Amanda Palmer spoke to me, and other wonderful things

Yesterday, I got into using Twitter, and posted my Homelessness & Poverty post online with a link to her as it was inspired by a post on her blog. I got this back:

@amandapalmer: @sarahkreece amazing. beautiful. mind if I quote some of it in blog??

Shared via TweetCaster

Wow, talk about make my day!

I’ve been having a lot of conversations lately about life, and safety, and community, and mental health work. I saw my shrink on Monday and literally stalked about her office waving my arms around talking about this stuff, grief, frustration with services, and my burgeoning recognition that a life goal I have working hard towards: full time work and being off welfare, is not currently an option for me. I’m just not well enough to pull that off. I’ve also spent the past several years building a resume and career in mental health but I’m starting to hate the sector. It costs me so much to maintain credibility in that world. I want to make a difference and I want to be an artist. I think maybe I can do both from the same place. I think that maybe getting out of a framework where I feel a like a failure for needing welfare, useless and irrelevant, might be the most exciting thing I can do.

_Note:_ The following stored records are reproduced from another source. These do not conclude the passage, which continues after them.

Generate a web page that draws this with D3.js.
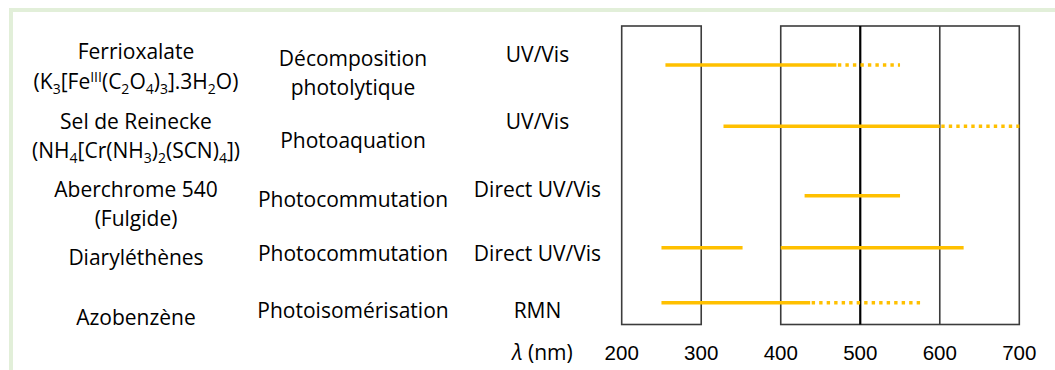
<!DOCTYPE html>
<html>
<head>
<meta charset="utf-8">
<script src="https://cdn.jsdelivr.net/npm/d3@7"></script>
<style>
  html, body { margin: 0; padding: 0; background: #fff; }
  svg { display: block; }
  .lbl { font-family: "Open Sans", sans-serif; font-size: 21px; fill: #000; }
  .tick { font-family: "Liberation Sans", Arial, sans-serif; font-size: 20.5px; fill: #000; }
</style>
</head>
<body>
<svg id="chart" width="1055" height="370"></svg>
<script>
// ---- data ----
const compounds = ["Ferrioxalate", "Sel de Reinecke", "Aberchrome 540", "Diaryléthènes", "Azobenzène"];
// {_x} = subscript, {^x} = superscript
const compoundLabels = [
  ["Ferrioxalate", "(K{_3}[Fe{^III}(C{_2}O{_4}){_3}].3H{_2}O)"],
  ["Sel de Reinecke", "(NH{_4}[Cr(NH{_3}){_2}(SCN){_4}])"],
  ["Aberchrome 540", "(Fulgide)"],
  ["Diaryléthènes"],
  ["Azobenzène"]
];
const processes = [
  ["Décomposition", "photolytique"],
  ["Photoaquation"],
  ["Photocommutation"],
  ["Photocommutation"],
  ["Photoisomérisation"]
];
const techniques = ["UV/Vis", "UV/Vis", "Direct UV/Vis", "Direct UV/Vis", "RMN"];
// wavelength ranges (nm): solid = usable range, dotted = extended range
const solidRanges = [
  [[255, 470]],
  [[328, 600]],
  [[430, 550]],
  [[250, 352], [400, 630]],
  [[250, 437]]
];
const dottedRanges = [[470, 550], [600, 700], null, null, [437, 578]];
const boxes = [[200, 300], [400, 700]];
const dividers = [500, 600];
const tickValues = [200, 300, 400, 500, 600, 700];
const axisTitle = "(nm)";

// ---- layout ----
const rowLineY = [65, 126.3, 195.7, 247.7, 302.7];
const nameBaselines = [[58.5, 89], [129, 157.5], [197, 226], [265], [325]];
const processBaselines = [[66, 95], [148], [207], [261], [318]];
const techBaselines = [61.5, 129, 197, 260.5, 317.5];
const colX = { name: 136, process: 353, tech: 537.5, title: 542.5 };
const plotTop = 26, plotBottom = 324.5, tickBaseline = 360;

const svg = d3.select("#chart");

const x = d3.scaleLinear().domain([200, 700]).range([621.7, 1019.3]);
const rowY = d3.scaleOrdinal().domain(compounds).range(rowLineY);

// pale green frame (top and left edges)
svg.append("rect").attr("x", 9).attr("y", 8).attr("width", 1046).attr("height", 4).attr("fill", "#e2efd9");
svg.append("rect").attr("x", 9).attr("y", 8).attr("width", 4).attr("height", 362).attr("fill", "#e2efd9");

// writes a label with sub/superscripts into a text element
function richText(sel, str) {
  const re = /\{([_^])([^}]*)\}/g;
  let last = 0, m, shift = 0;
  const parts = [];
  while ((m = re.exec(str)) !== null) {
    if (m.index > last) parts.push({ t: str.slice(last, m.index), k: "" });
    parts.push({ t: m[2], k: m[1] });
    last = re.lastIndex;
  }
  if (last < str.length) parts.push({ t: str.slice(last), k: "" });
  parts.forEach(p => {
    const target = p.k === "_" ? 5 : p.k === "^" ? -7 : 0;
    const ts = sel.append("tspan").text(p.t).attr("dy", target - shift);
    if (p.k) ts.attr("font-size", "14px");
    shift = target;
  });
}

// left text columns
compounds.forEach((c, i) => {
  compoundLabels[i].forEach((line, j) => {
    const t = svg.append("text").attr("class", "lbl")
      .attr("x", colX.name).attr("y", nameBaselines[i][j]).attr("text-anchor", "middle");
    richText(t, line);
  });
  processes[i].forEach((line, j) => {
    svg.append("text").attr("class", "lbl")
      .attr("x", colX.process).attr("y", processBaselines[i][j]).attr("text-anchor", "middle").text(line);
  });
  svg.append("text").attr("class", "lbl")
    .attr("x", colX.tech).attr("y", techBaselines[i]).attr("text-anchor", "middle").text(techniques[i]);
});

// wavelength frames
const frame = svg.append("g").attr("fill", "none");
boxes.forEach(b => {
  frame.append("rect")
    .attr("x", x(b[0])).attr("y", plotTop)
    .attr("width", x(b[1]) - x(b[0])).attr("height", plotBottom - plotTop)
    .attr("stroke", "#3c3c3c").attr("stroke-width", 1.6);
});
dividers.forEach((d, i) => {
  frame.append("line")
    .attr("x1", x(d)).attr("x2", x(d)).attr("y1", plotTop).attr("y2", plotBottom)
    .attr("stroke", i === 0 ? "#000" : "#3c3c3c").attr("stroke-width", i === 0 ? 2.2 : 1.6);
});

// ranges
const ranges = svg.append("g").attr("stroke", "#ffc000").attr("stroke-width", 3.5);
compounds.forEach((c, i) => {
  solidRanges[i].forEach(r => {
    ranges.append("line").attr("x1", x(r[0])).attr("x2", x(r[1]))
      .attr("y1", rowY(c)).attr("y2", rowY(c));
  });
  const d = dottedRanges[i];
  if (d) {
    ranges.append("line").attr("x1", x(d[0]) + 1.5).attr("x2", x(d[1]))
      .attr("y1", rowY(c)).attr("y2", rowY(c))
      .attr("stroke-dasharray", "3.4,4.1");
  }
});

// wavelength axis labels
svg.append("g").selectAll("text").data(tickValues).join("text")
  .attr("class", "tick").attr("x", d => x(d)).attr("y", tickBaseline)
  .attr("text-anchor", "middle").text(d => d);

const title = svg.append("text").attr("class", "lbl")
  .attr("x", colX.title).attr("y", tickBaseline).attr("text-anchor", "middle");
title.append("tspan").attr("font-style", "italic").text("λ");
title.append("tspan").text(" " + axisTitle);
</script>
</body>
</html>
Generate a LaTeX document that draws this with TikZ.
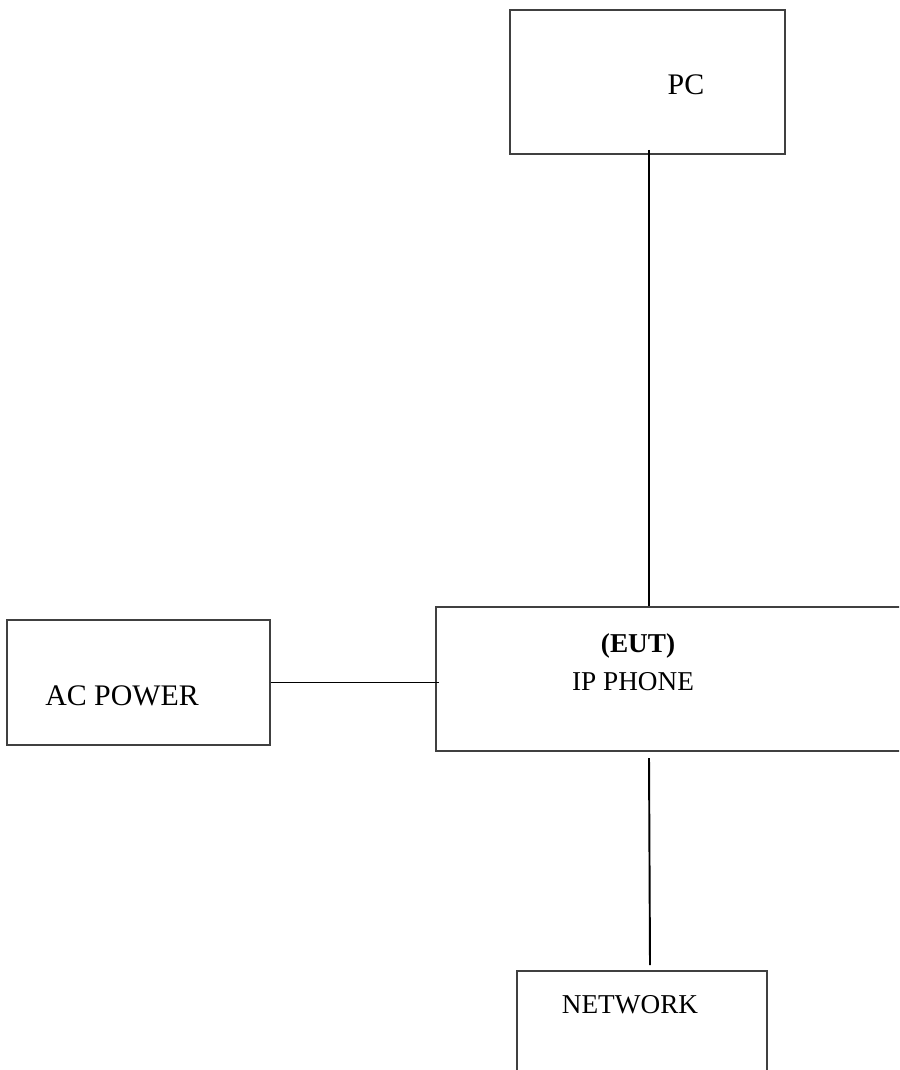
\documentclass[tikz,border=0pt]{standalone}
\usepackage{fontspec}
\setmainfont{Liberation Serif}
\usepackage{tikz}
\usetikzlibrary{positioning}
\tikzset{
	unit/.style={draw=black!75, line width=0.8pt, inner sep=0pt},
	lbl/.style={anchor=base, inner sep=0pt, font=\fontsize{15.5}{18}\selectfont},
	big/.style={font=\fontsize{17}{20}\selectfont},
	wire/.style={black, line width=1.1pt},
}

\begin{document}
\begin{tikzpicture}[x=0.02cm, y=-0.02cm]
		\clip (0,0) rectangle (899,1070);
		\node[unit, minimum width=5.5cm, minimum height=2.88cm] (pc) at (647.5,82) {};
		\node[unit, minimum width=9.3cm, minimum height=2.88cm] (phone) at (668.5,679) {};
		\node[unit, minimum width=5.26cm, minimum height=2.5cm] (acpower) at (138.5,682.5) {};
		\node[unit, minimum width=5cm, minimum height=2.1cm] (network) at (642,1023.5) {};
		\node[lbl, big] (pctext) at (686,95) {PC};
		\node[lbl, font=\fontsize{15.5}{18}\selectfont\bfseries] (euttext) at (638,652) {(EUT)};
		\node[lbl] (phonetext) at (633,690) {IP PHONE};
		\node[lbl, big] (actext) at (122,705) {AC POWER};
		\node[lbl] (nettext) at (630,1013) {NETWORK};
		\coordinate (pcport) at (649,150);
		\coordinate (netup) at (649,758);
		\coordinate (netdown) at (650,965);
		\draw[wire] (pcport) -- (pcport |- phone.north);
		\draw[wire] (acpower.east) -- ([xshift=0.08cm]acpower.east -| phone.west);
		\draw[wire] (netup) -- (netdown);
	\end{tikzpicture}
\end{document}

It’s finally occurred to me that I’m not at risk of the same kind of homelessness this time. I have people to store my books while I travel. I have access to a van with a bed in the back! I have a community of people who don’t just pity me, they value me! I bring good things into their lives. I don’t have to feel like a charity case because I have something to offer. I can afford to take risks.

I can walk out of the world of mainstream mental health and still have a voice and still make a difference. I can write, tweet, talk, and build services. I can also stop feeling like I have to fit in.

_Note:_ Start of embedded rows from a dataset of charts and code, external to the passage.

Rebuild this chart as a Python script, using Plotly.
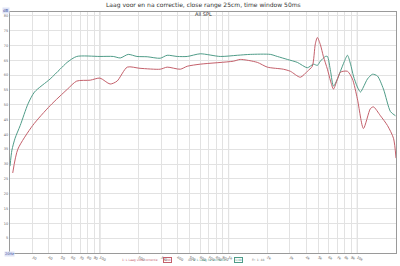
import plotly.graph_objects as go

# Data (frequency Hz, SPL dB)
red_freq = [21, 23, 30, 41, 56, 66, 84, 100, 120, 136, 163, 205, 294, 333, 421, 477, 602,
            1087, 1233, 1672, 2000, 2662, 3020, 3610, 4093, 4470, 4720, 4897, 5166, 5454,
            5861, 6200, 6531, 7015, 7398, 8390, 9170, 10020, 11170, 12650, 13360, 15140,
            17170, 19130, 20000]
red_db = [27, 35, 43, 49.7, 55.3, 58, 58.3, 59, 57, 58, 62.7, 62.3, 62, 62.7, 62, 63, 63.7,
          64.7, 65.3, 64.3, 62.7, 62, 61.3, 59.3, 61.3, 63, 70.5, 72.7, 70.3, 66.3,
          62, 58, 55.3, 58.7, 61, 61.3, 58.7, 52, 42, 48.7, 49.3, 46.3,
          43, 38.7, 32]

green_freq = [20, 20.7, 21.9, 24, 27.6, 31, 41, 49, 55.6, 66, 100, 127, 144, 166, 194, 233,
              294, 333, 399, 477, 602, 861, 1169, 1475, 2109, 2392, 2862, 3421, 4093, 4560,
              4897, 5166, 5653, 5861, 6200, 6531, 7015, 7398, 7950, 8390, 8870, 9340, 10020,
              10590, 11170, 12000, 13120, 14350, 15980, 18120, 19820]
green_db = [29.3, 34.7, 38.7, 43, 50.3, 54.3, 58.7, 62, 64.3, 66.3, 66.3, 66.3, 65.8, 67, 66.3, 66.2,
            65.7, 66.7, 66.3, 66.3, 67.2, 66.3, 66.7, 67, 67, 66.3, 65.3, 64.3, 62.5, 63.7,
            63.3, 64.7, 66.3, 66.3, 61.3, 56.3, 58.7, 61.3, 64.7, 66.7, 63.7, 59.7, 56,
            54.3, 56, 58.7, 60.3, 59.7, 55.3, 47.7, 46.3]

x_tickvals = [30, 40, 50, 60, 70, 80, 90, 100, 200, 300, 400, 500, 600, 700, 800, 900,
              1000, 2000, 3000, 4000, 5000, 6000, 7000, 8000, 9000, 10000, 20000]
x_ticktext = ["30", "40", "50", "60", "70", "80", "90", "100", "200", "300", "400", "500",
              "600", "700", "800", "900", "1k", "2k", "3k", "4k", "5k", "6k", "7k", "8k",
              "9k", "10k", "20kHz"]
y_tickvals = [5, 10, 15, 20, 25, 30, 35, 40, 45, 50, 55, 60, 65, 70, 75, 80]
y_ticktext = [str(v) for v in y_tickvals]

title = "Laag voor en na correctie, close range 25cm, time window 50ms"
subtitle = "All SPL"
name_red = "1: L Laag voor correctie"
name_green = "2: L Laag na correctie"

RED = "#c4606b"
GREEN = "#4f9c88"
FONT = "DejaVu Sans"
PLOT_W, PLOT_H = 387.0, 244.0

fig = go.Figure()
fig.add_trace(go.Scatter(x=green_freq, y=green_db, mode="lines", name=name_green,
                         line=dict(color=GREEN, width=1, shape="spline", smoothing=0.7)))
fig.add_trace(go.Scatter(x=red_freq, y=red_db, mode="lines", name=name_red,
                         line=dict(color=RED, width=1, shape="spline", smoothing=0.7)))

fig.update_layout(
    width=400, height=266,
    margin=dict(l=10, r=3, t=12, b=10),
    paper_bgcolor="white", plot_bgcolor="white",
    showlegend=False,
    font=dict(family=FONT, size=4, color="#555"),
)
fig.update_xaxes(type="log", range=[1.30103, 4.30103], tickvals=x_tickvals, ticktext=x_ticktext,
                 showgrid=True, gridcolor="#e2e2e2", gridwidth=1,
                 showline=True, linecolor="#9a9a9a", linewidth=1, mirror=True,
                 ticks="", ticklen=0, tickfont=dict(size=3.5, color="#666"), zeroline=False)
fig.update_yaxes(range=[0, 81.3], tickvals=y_tickvals, ticktext=y_ticktext,
                 showgrid=True, gridcolor="#e2e2e2", gridwidth=1,
                 showline=True, linecolor="#9a9a9a", linewidth=1, mirror=True,
                 ticks="", tickfont=dict(size=3.5, color="#666"), zeroline=False)

# darker decade lines
for f in [100, 1000, 10000]:
    fig.add_shape(type="line", xref="x", yref="paper", x0=f, x1=f, y0=0, y1=1,
                  line=dict(color="#cbcbcb", width=1), layer="below")


def px_x(px):
    return (px - 10) / PLOT_W


def px_y(py):
    return (256 - py) / PLOT_H


def note(text, x, y, xanchor="center", size=3.2, color="#777", **kw):
    fig.add_annotation(text=text, x=x, y=y, xref="paper", yref="paper",
                       xanchor=xanchor, yanchor="middle", showarrow=False,
                       font=dict(size=size, color=color, family=FONT), **kw)


note(title, 0.5, px_y(4.5), size=6, color="#333")
note(subtitle, 0.5, px_y(14.5), size=5, color="#333")
note("dB", px_x(6), px_y(10), size=4, color="#4050a0", bgcolor="#dfe3f5", borderpad=0)
note("20Hz", px_x(9), px_y(257.5), size=3.5, color="#4050a0", bgcolor="#dfe3f5", borderpad=0)

# legend row at bottom
leg_y = px_y(263)
note(name_red, px_x(160), leg_y, xanchor="right", color=RED, size=3)
note("1/48", px_x(168), leg_y, color=RED, size=3,
     bordercolor=RED, borderwidth=1, borderpad=0)
note("48", px_x(190), leg_y, color="#777", size=3)
note(name_green, px_x(229), leg_y, xanchor="right", color=GREEN, size=3)
note("1/48", px_x(239), leg_y, color=GREEN, size=3,
     bordercolor=GREEN, borderwidth=1, borderpad=0)
note("Fr: 1: 48", px_x(259), leg_y, color="#777", size=3)

fig.write_html("out.html")
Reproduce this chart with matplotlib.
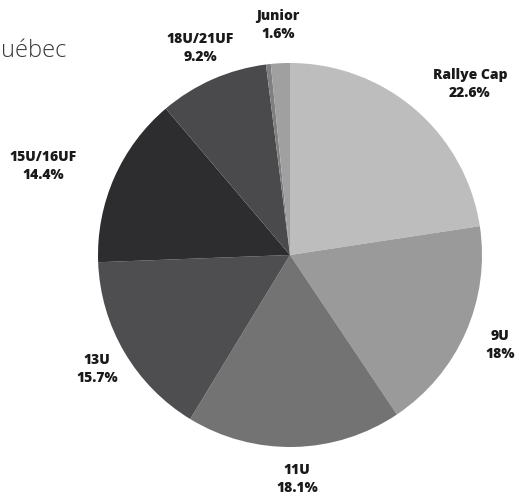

Whoo hoo! This is a good place for me to be. Today I dragged my bones out of bed and went to Tafe and gave a mad, passionate talk about mental health and Recovery. (see Recovery is not a one-way street) Tonks didn’t make getting out of bed easy
image
But I did it, and loved it, stalked around the room waving my arms around (See a theme?) reading poetry and raving about trauma informed care, and the need for freedom and dignity and real relationships. It was awesome. World Hearing Voices Congress 2013, here I come! I think I’ve found my feet.